Start of Collected data

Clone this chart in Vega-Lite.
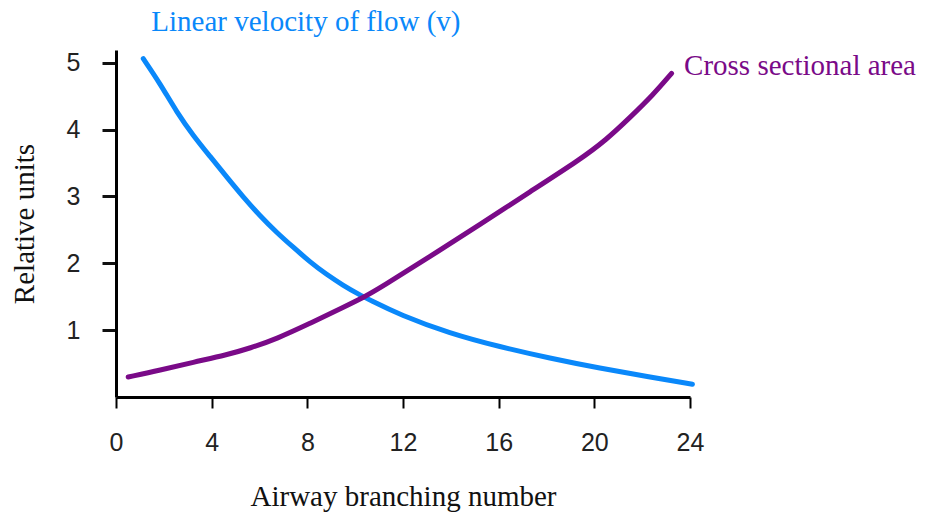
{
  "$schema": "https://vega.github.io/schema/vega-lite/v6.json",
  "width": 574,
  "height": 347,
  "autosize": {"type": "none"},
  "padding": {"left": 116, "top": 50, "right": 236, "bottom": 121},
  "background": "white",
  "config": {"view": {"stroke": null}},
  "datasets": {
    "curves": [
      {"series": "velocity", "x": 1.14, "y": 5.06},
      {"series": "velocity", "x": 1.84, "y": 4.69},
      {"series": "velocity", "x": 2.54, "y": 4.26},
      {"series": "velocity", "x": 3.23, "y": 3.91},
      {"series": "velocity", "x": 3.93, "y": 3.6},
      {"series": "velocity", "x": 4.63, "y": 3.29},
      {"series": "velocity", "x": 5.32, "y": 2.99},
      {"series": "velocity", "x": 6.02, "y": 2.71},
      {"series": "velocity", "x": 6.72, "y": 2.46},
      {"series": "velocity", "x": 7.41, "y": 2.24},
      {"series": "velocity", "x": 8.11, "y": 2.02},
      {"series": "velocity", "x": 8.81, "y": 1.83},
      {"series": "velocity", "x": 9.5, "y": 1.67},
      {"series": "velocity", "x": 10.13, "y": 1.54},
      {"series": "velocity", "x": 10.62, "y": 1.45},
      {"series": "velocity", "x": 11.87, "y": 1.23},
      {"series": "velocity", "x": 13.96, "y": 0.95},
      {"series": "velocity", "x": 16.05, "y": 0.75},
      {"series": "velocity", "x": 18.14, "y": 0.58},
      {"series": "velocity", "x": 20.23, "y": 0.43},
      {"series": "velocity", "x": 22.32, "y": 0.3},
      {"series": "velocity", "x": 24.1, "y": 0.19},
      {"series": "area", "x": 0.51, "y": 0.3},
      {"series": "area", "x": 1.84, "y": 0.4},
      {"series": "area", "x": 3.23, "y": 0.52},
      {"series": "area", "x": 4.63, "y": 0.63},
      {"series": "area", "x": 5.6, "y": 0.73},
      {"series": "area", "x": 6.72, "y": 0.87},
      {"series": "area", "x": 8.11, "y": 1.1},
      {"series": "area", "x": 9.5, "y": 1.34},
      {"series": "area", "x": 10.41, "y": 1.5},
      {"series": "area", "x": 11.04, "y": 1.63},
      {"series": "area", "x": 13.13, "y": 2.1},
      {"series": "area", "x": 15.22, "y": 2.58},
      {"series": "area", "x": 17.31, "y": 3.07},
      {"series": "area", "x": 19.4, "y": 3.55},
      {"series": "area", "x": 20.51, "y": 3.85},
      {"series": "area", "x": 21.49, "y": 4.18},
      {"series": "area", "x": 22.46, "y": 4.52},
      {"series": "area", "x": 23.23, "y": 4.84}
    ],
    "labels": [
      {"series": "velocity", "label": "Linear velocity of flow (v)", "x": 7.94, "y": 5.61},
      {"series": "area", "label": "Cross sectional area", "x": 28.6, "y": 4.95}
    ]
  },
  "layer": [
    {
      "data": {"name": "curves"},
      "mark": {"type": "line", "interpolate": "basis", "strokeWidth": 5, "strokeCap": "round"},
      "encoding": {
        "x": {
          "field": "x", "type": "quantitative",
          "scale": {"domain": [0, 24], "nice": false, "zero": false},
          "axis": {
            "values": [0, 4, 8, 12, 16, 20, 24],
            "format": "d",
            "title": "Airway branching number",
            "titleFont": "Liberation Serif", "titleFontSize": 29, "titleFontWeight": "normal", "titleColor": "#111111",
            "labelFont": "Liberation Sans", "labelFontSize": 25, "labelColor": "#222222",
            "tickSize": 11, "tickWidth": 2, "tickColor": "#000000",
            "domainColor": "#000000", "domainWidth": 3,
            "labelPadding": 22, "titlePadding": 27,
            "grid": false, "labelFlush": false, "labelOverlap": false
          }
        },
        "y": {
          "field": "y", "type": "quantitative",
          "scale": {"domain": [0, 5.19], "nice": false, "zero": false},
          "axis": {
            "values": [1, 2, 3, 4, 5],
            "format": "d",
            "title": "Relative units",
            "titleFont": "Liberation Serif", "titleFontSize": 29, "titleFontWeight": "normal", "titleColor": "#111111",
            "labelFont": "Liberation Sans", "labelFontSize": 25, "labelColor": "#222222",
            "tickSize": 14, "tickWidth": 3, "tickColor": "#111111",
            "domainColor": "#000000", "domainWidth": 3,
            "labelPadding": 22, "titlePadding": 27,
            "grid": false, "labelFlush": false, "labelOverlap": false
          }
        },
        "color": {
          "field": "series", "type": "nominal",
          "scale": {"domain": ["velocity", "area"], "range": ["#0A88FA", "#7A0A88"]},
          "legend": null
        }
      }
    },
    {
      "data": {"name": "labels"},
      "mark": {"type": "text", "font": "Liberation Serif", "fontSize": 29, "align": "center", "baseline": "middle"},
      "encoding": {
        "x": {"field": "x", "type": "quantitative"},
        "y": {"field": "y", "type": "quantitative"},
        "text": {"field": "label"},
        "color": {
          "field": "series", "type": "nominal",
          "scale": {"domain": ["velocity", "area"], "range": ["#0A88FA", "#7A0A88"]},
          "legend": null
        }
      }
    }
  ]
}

End of Collected data

**Prompt**
Leave out the pictures and restate everything else word for word.

**Response to the exercise**
Clone this chart in Vega-Lite.
{
  "$schema": "https://vega.github.io/schema/vega-lite/v6.json",
  "width": 574,
  "height": 347,
  "autosize": {"type": "none"},
  "padding": {"left": 116, "top": 50, "right": 236, "bottom": 121},
  "background": "white",
  "config": {"view": {"stroke": null}},
  "datasets": {
    "curves": [
      {"series": "velocity", "x": 1.14, "y": 5.06},
      {"series": "velocity", "x": 1.84, "y": 4.69},
      {"series": "velocity", "x": 2.54, "y": 4.26},
      {"series": "velocity", "x": 3.23, "y": 3.91},
      {"series": "velocity", "x": 3.93, "y": 3.6},
      {"series": "velocity", "x": 4.63, "y": 3.29},
      {"series": "velocity", "x": 5.32, "y": 2.99},
      {"series": "velocity", "x": 6.02, "y": 2.71},
      {"series": "velocity", "x": 6.72, "y": 2.46},
      {"series": "velocity", "x": 7.41, "y": 2.24},
      {"series": "velocity", "x": 8.11, "y": 2.02},
      {"series": "velocity", "x": 8.81, "y": 1.83},
      {"series": "velocity", "x": 9.5, "y": 1.67},
      {"series": "velocity", "x": 10.13, "y": 1.54},
      {"series": "velocity", "x": 10.62, "y": 1.45},
      {"series": "velocity", "x": 11.87, "y": 1.23},
      {"series": "velocity", "x": 13.96, "y": 0.95},
      {"series": "velocity", "x": 16.05, "y": 0.75},
      {"series": "velocity", "x": 18.14, "y": 0.58},
      {"series": "velocity", "x": 20.23, "y": 0.43},
      {"series": "velocity", "x": 22.32, "y": 0.3},
      {"series": "velocity", "x": 24.1, "y": 0.19},
      {"series": "area", "x": 0.51, "y": 0.3},
      {"series": "area", "x": 1.84, "y": 0.4},
      {"series": "area", "x": 3.23, "y": 0.52},
      {"series": "area", "x": 4.63, "y": 0.63},
      {"series": "area", "x": 5.6, "y": 0.73},
      {"series": "area", "x": 6.72, "y": 0.87},
      {"series": "area", "x": 8.11, "y": 1.1},
      {"series": "area", "x": 9.5, "y": 1.34},
      {"series": "area", "x": 10.41, "y": 1.5},
      {"series": "area", "x": 11.04, "y": 1.63},
      {"series": "area", "x": 13.13, "y": 2.1},
      {"series": "area", "x": 15.22, "y": 2.58},
      {"series": "area", "x": 17.31, "y": 3.07},
      {"series": "area", "x": 19.4, "y": 3.55},
      {"series": "area", "x": 20.51, "y": 3.85},
      {"series": "area", "x": 21.49, "y": 4.18},
      {"series": "area", "x": 22.46, "y": 4.52},
      {"series": "area", "x": 23.23, "y": 4.84}
    ],
    "labels": [
      {"series": "velocity", "label": "Linear velocity of flow (v)", "x": 7.94, "y": 5.61},
      {"series": "area", "label": "Cross sectional area", "x": 28.6, "y": 4.95}
    ]
  },
  "layer": [
    {
      "data": {"name": "curves"},
      "mark": {"type": "line", "interpolate": "basis", "strokeWidth": 5, "strokeCap": "round"},
      "encoding": {
        "x": {
          "field": "x", "type": "quantitative",
          "scale": {"domain": [0, 24], "nice": false, "zero": false},
          "axis": {
            "values": [0, 4, 8, 12, 16, 20, 24],
            "format": "d",
            "title": "Airway branching number",
            "titleFont": "Liberation Serif", "titleFontSize": 29, "titleFontWeight": "normal", "titleColor": "#111111",
            "labelFont": "Liberation Sans", "labelFontSize": 25, "labelColor": "#222222",
            "tickSize": 11, "tickWidth": 2, "tickColor": "#000000",
            "domainColor": "#000000", "domainWidth": 3,
            "labelPadding": 22, "titlePadding": 27,
            "grid": false, "labelFlush": false, "labelOverlap": false
          }
        },
        "y": {
          "field": "y", "type": "quantitative",
          "scale": {"domain": [0, 5.19], "nice": false, "zero": false},
          "axis": {
            "values": [1, 2, 3, 4, 5],
            "format": "d",
            "title": "Relative units",
            "titleFont": "Liberation Serif", "titleFontSize": 29, "titleFontWeight": "normal", "titleColor": "#111111",
            "labelFont": "Liberation Sans", "labelFontSize": 25, "labelColor": "#222222",
            "tickSize": 14, "tickWidth": 3, "tickColor": "#111111",
            "domainColor": "#000000", "domainWidth": 3,
            "labelPadding": 22, "titlePadding": 27,
            "grid": false, "labelFlush": false, "labelOverlap": false
          }
        },
        "color": {
          "field": "series", "type": "nominal",
          "scale": {"domain": ["velocity", "area"], "range": ["#0A88FA", "#7A0A88"]},
          "legend": null
        }
      }
    },
    {
      "data": {"name": "labels"},
      "mark": {"type": "text", "font": "Liberation Serif", "fontSize": 29, "align": "center", "baseline": "middle"},
      "encoding": {
        "x": {"field": "x", "type": "quantitative"},
        "y": {"field": "y", "type": "quantitative"},
        "text": {"field": "label"},
        "color": {
          "field": "series", "type": "nominal",
          "scale": {"domain": ["velocity", "area"], "range": ["#0A88FA", "#7A0A88"]},
          "legend": null
        }
      }
    }
  ]
}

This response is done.